Protect short requests at backend servers by extracting their type, understanding their CPU demand, and dedicating enough resources to satisfy their demand.

Challenge:

Predicting how long each request type occupies a CPU
- low-overhead workload profiling
- queuing delay monitoring
Partitioning CPU resources among types, retaining the ability to handle bursts of arrivals and minimizing CPU waste.
- enabling cycles stealing from shorter types to longer ones

Scheduling model

Dispatch cores to request type, then use the core to schedule the request of the type queue (first in first serve) but also steal core cycle from long request core

Worker reservation

Disperse requests into different groups depending on their service time. Compute the core for each group and ensure as-sign at least one worker to a group for the extra fractional request of each group, they can be handled by “spillwall” core or steal from the long request core

Perséphone architecture

Steps to dispatch requests:

worker takes packets from the network
add user-defined classifier for request
store requests into type queues
dispatcher give a request to a worker
worker process the request
response to the NIC
dispatch

Evaluation

Compared to the d-FCFS and c-FCFS, the overall latency and short request latency in DARC decrease a lot.

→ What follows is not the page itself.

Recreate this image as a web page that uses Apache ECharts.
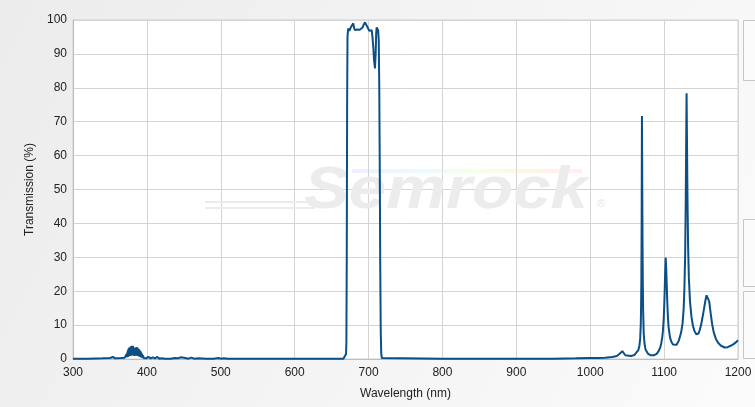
<!DOCTYPE html>
<html>
<head>
<meta charset="utf-8">
<script src="https://cdn.jsdelivr.net/npm/echarts@6/dist/echarts.min.js"></script>
<style>
html,body{margin:0;padding:0;}
#chart{width:755px;height:407px;}
</style>
</head>
<body>
<div id="chart"></div>
<script>
// ---- data (wavelength nm, transmission %) ----
var xTicks = [300, 400, 500, 600, 700, 800, 900, 1000, 1100, 1200];
var yTicks = [0, 10, 20, 30, 40, 50, 60, 70, 80, 90, 100];

var uvBase = [[300,0.1],[320,0.1],[340,0.2],[350,0.3],[354,0.6],[357,0.2],[365,0.3],[370,0.4]];

var blueNoise = [[372,0.6],[372.5,1.4],[373,0.5],[373.4,1.9],[373.8,0.6],[374.1,2.4],[374.4,0.7],[374.7,2.8],
 [375,0.9],[375.3,3.0],[375.6,1.0],[375.9,3.2],[376.2,0.8],[376.5,3.4],[376.8,1.2],[377.1,3.3],[377.4,0.9],
 [377.7,3.6],[378,1.1],[378.3,3.5],[378.6,1.3],[378.9,3.8],[379.2,1.0],[379.5,3.6],[379.8,1.4],[380.1,3.9],
 [380.4,1.2],[380.7,3.7],[381,1.5],[381.3,3.8],[381.6,1.1],[381.9,3.4],[382.2,1.3],[382.5,3.1],[382.8,0.9],
 [383.1,2.9],[383.4,1.2],[383.7,3.0],[384,1.0],[384.3,3.2],[384.6,1.3],[384.9,3.4],[385.2,1.1],[385.5,3.3],
 [385.8,1.4],[386.1,3.5],[386.4,1.0],[386.7,3.2],[387,1.2],[387.3,3.3],[387.6,0.9],[387.9,3.1],[388.2,1.1],
 [388.5,3.0],[388.8,0.8],[389.1,2.9],[389.4,0.9],[389.7,2.7],[390,0.7],[390.3,2.6],[390.6,0.8],[390.9,2.4],
 [391.2,0.6],[391.5,2.2],[391.8,0.5],[392.1,2.0],[392.4,0.5],[392.7,1.7],[393,0.4],[393.4,1.5],[393.8,0.4],
 [394.2,1.2],[394.6,0.3],[395,1.0],[395.5,0.3],[396,0.8],[397,0.3],[398,0.6],[399,0.2],[400,0.5],[401,0.2],
 [402,0.6],[403,0.2],[404,0.5],[405,0.2],[406,0.7],[407,0.2],
 [408,0.5],[409,0.2],[410,0.8],[411,0.2],[412,0.5],[413,0.1],[414,0.6],[415,0.2],[416,0.4],[417,0.1],[418,0.5],
 [420,0.2],[422,0.4],[424,0.1],[426,0.3],[428,0.1],[430,0.4],[432,0.1],[434,0.2],[438,0.3],[442,0.2],[446,0.5],
 [448,0.1],[452,0.3],[456,0.1],[460,0.4],[464,0.1],[470,0.2],[480,0.1],[490,0.1],[497,0.3],[500,0.1],[504,0.2],
 [510,0.1]];

var visBase = [[520,0.05],[600,0.05],[650,0.05],[666,0.1],[668,0.3],[669.5,1.5]];

var passband = [[670,5],[670.5,30],[671,75],[671.5,95],[672.5,97.5],[674,96.8],[675.5,97.6],[677,98.2],[678.3,97.8],
 [679.3,99],[680.5,97.6],[681.6,97],[683,97.5],[684.5,97.2],[686,97.3],[688,97.1],[690.5,97],[692,97.8],[693.5,98.7],
 [695.2,99.3],[696.5,99.4],[697.5,98.8],[699.5,97.5],[701,96.8],[702,96.5],[703,96.9],[704.2,97],[705.3,95],
 [706.4,92],[707.5,88],[708.7,85.7],[709.6,90],[710.3,96],[711,97.8],[712,97.5],[713,97],[713.8,94],[714.5,80],
 [715.2,55],[715.8,28],[716.5,8],[717.2,1.5],[718,0.3],[720,0.1]];

var nirBase = [[800,0.05],[900,0.05],[950,0.1],[980,0.2],[1000,0.3],[1010,0.3],[1020,0.4],[1030,0.6],[1036,0.9],
 [1039,1.4],[1041,1.9],[1043.5,2.3],[1045.5,1.7],[1047.5,1.1],[1050,0.9],[1055,0.9],[1060,1.2]];

var nirPeaks = [[1062,1.6],[1065,2.6],[1066.5,3.8],[1067.6,6],[1068.4,10],[1068.8,15],[1069.2,23],[1069.6,40],
 [1070,71.7],[1070.4,52],[1070.8,34],[1071.2,22],[1071.6,14.5],[1072.4,7.5],[1073.5,4.5],[1075,2.7],[1078,1.6],
 [1082,1.1],[1086,1.1],[1090,1.5],[1093,2.5],[1095,3.6],[1096,4.5],[1097.5,6.4],[1098.5,8.5],[1099.5,12],
 [1100.3,16.5],[1100.9,21],[1101.5,26],[1102.1,29.9],[1102.7,27.5],[1103.4,23],[1104.1,18],[1105,13],[1106,9.5],
 [1108,6.3],[1110,5],[1112,4.3],[1114.6,3.9],[1117,4.2],[1120,5.5],[1123,7.8],[1125,10.5],[1126.5,15],[1127.5,21],
 [1128.5,31],[1129.3,47],[1129.9,65],[1130.4,78.4],[1130.9,66],[1131.6,48],[1132.5,33],[1133.5,24],[1135,17],
 [1137,12.5],[1139,9.8],[1141,8.3],[1143.5,7.3],[1145,7.2],[1146.5,7.5],[1148,8.4],[1150,10],[1152,12.3],
 [1154,14.8],[1156,17.4],[1157.5,18.8],[1158.5,19.2],[1159.5,18.8],[1161,17],[1163,13.5],[1165,10.3],[1167,8],
 [1170,6],[1173,4.8],[1177,3.9],[1182,3.4],[1186,3.5],[1190,3.9],[1194,4.4],[1197,4.9],[1200,5.5]];

var spectrum = [].concat(uvBase, blueNoise, visBase, passband, nirBase, nirPeaks);

var chart = echarts.init(document.getElementById('chart'), null, {renderer: 'canvas'});
var labelFont = {fontFamily: 'Liberation Sans, Arial, sans-serif', fontSize: 12, color: '#222'};

chart.setOption({
  animation: false,
  backgroundColor: {
    type: 'linear', x: 0, y: 0, x2: 1, y2: 1,
    colorStops: [{offset: 0, color: '#ececec'}, {offset: 1, color: '#fbfbfb'}]
  },
  grid: {left: 73, right: 17, top: 20, bottom: 48, show: true, backgroundColor: '#ffffff',
         borderColor: '#cfcfcf', borderWidth: 1, containLabel: false},
  xAxis: {
    type: 'value', min: xTicks[0], max: xTicks[xTicks.length - 1], interval: 100,
    name: 'Wavelength (nm)', nameLocation: 'middle', nameGap: 29,
    nameTextStyle: labelFont,
    axisLine: {show: true, lineStyle: {color: '#bdbdbd', width: 1}},
    axisTick: {show: false},
    axisLabel: Object.assign({margin: 8, formatter: function (v) { return String(v); }}, labelFont),
    splitLine: {show: true, lineStyle: {color: '#d4d4d4', width: 1}}
  },
  yAxis: {
    type: 'value', min: yTicks[0], max: yTicks[yTicks.length - 1], interval: 10,
    name: 'Transmission (%)', nameLocation: 'middle', nameGap: 37,
    nameTextStyle: labelFont,
    axisLine: {show: true, lineStyle: {color: '#bdbdbd', width: 1}},
    axisTick: {show: false},
    axisLabel: Object.assign({margin: 6, formatter: function (v) { return String(v); }}, labelFont),
    splitLine: {show: true, lineStyle: {color: '#d4d4d4', width: 1}}
  },
  graphic: [
    // right-side cut-off panels
    {type: 'rect', z: 1, shape: {x: 743.5, y: 20.5, width: 30, height: 60},
     style: {fill: '#fbfbfb', stroke: '#c6c6c6', lineWidth: 1}},
    {type: 'rect', z: 1, shape: {x: 743.5, y: 219.5, width: 30, height: 67},
     style: {fill: '#fbfbfb', stroke: '#c6c6c6', lineWidth: 1}},
    {type: 'rect', z: 1, shape: {x: 743.5, y: 291.5, width: 30, height: 67},
     style: {fill: '#fbfbfb', stroke: '#c6c6c6', lineWidth: 1}},
    // watermark
    {type: 'rect', z: 1, silent: true, shape: {x: 205, y: 201, width: 115, height: 2},
     style: {fill: '#ebebeb'}},
    {type: 'rect', z: 1, silent: true, shape: {x: 205, y: 207, width: 110, height: 2},
     style: {fill: '#ebebeb'}},
    {type: 'rect', z: 1, silent: true, shape: {x: 352, y: 169, width: 230, height: 4},
     style: {fill: {type: 'linear', x: 0, y: 0, x2: 1, y2: 0, colorStops: [
       {offset: 0, color: 'rgba(200,200,255,0.3)'}, {offset: 0.3, color: 'rgba(190,240,255,0.3)'},
       {offset: 0.55, color: 'rgba(230,255,190,0.35)'}, {offset: 0.8, color: 'rgba(255,220,180,0.35)'},
       {offset: 1, color: 'rgba(255,200,210,0.3)'}]}}},
    {type: 'text', z: 1, silent: true, x: 304, y: 191, scaleX: 1.12,
     style: {text: 'Semrock', fill: '#ececec', font: 'italic bold 60px "Liberation Sans", Arial, sans-serif',
             verticalAlign: 'middle', align: 'left'}},
    {type: 'text', z: 1, silent: true, x: 597, y: 204,
     style: {text: '®', fill: '#e6e6e6', font: '11px "Liberation Sans", Arial, sans-serif',
             verticalAlign: 'middle', align: 'left'}}
  ],
  series: [{
    type: 'line', data: spectrum, showSymbol: false, smooth: false, sampling: null,
    z: 3, clip: true,
    lineStyle: {color: '#0b4f84', width: 2}
  }]
});
</script>
</body>
</html>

Concept of Work-conserving scheduler

In computing and communication systems, a work-conserving scheduler is a scheduler that always tries to keep the scheduled resource(s) busy if there are submitted jobs ready to be scheduled. In contrast, a non-work conserving scheduler is a scheduler that, in some cases, may leave the scheduled resource(s) idle despite the presence of jobs ready to be scheduled.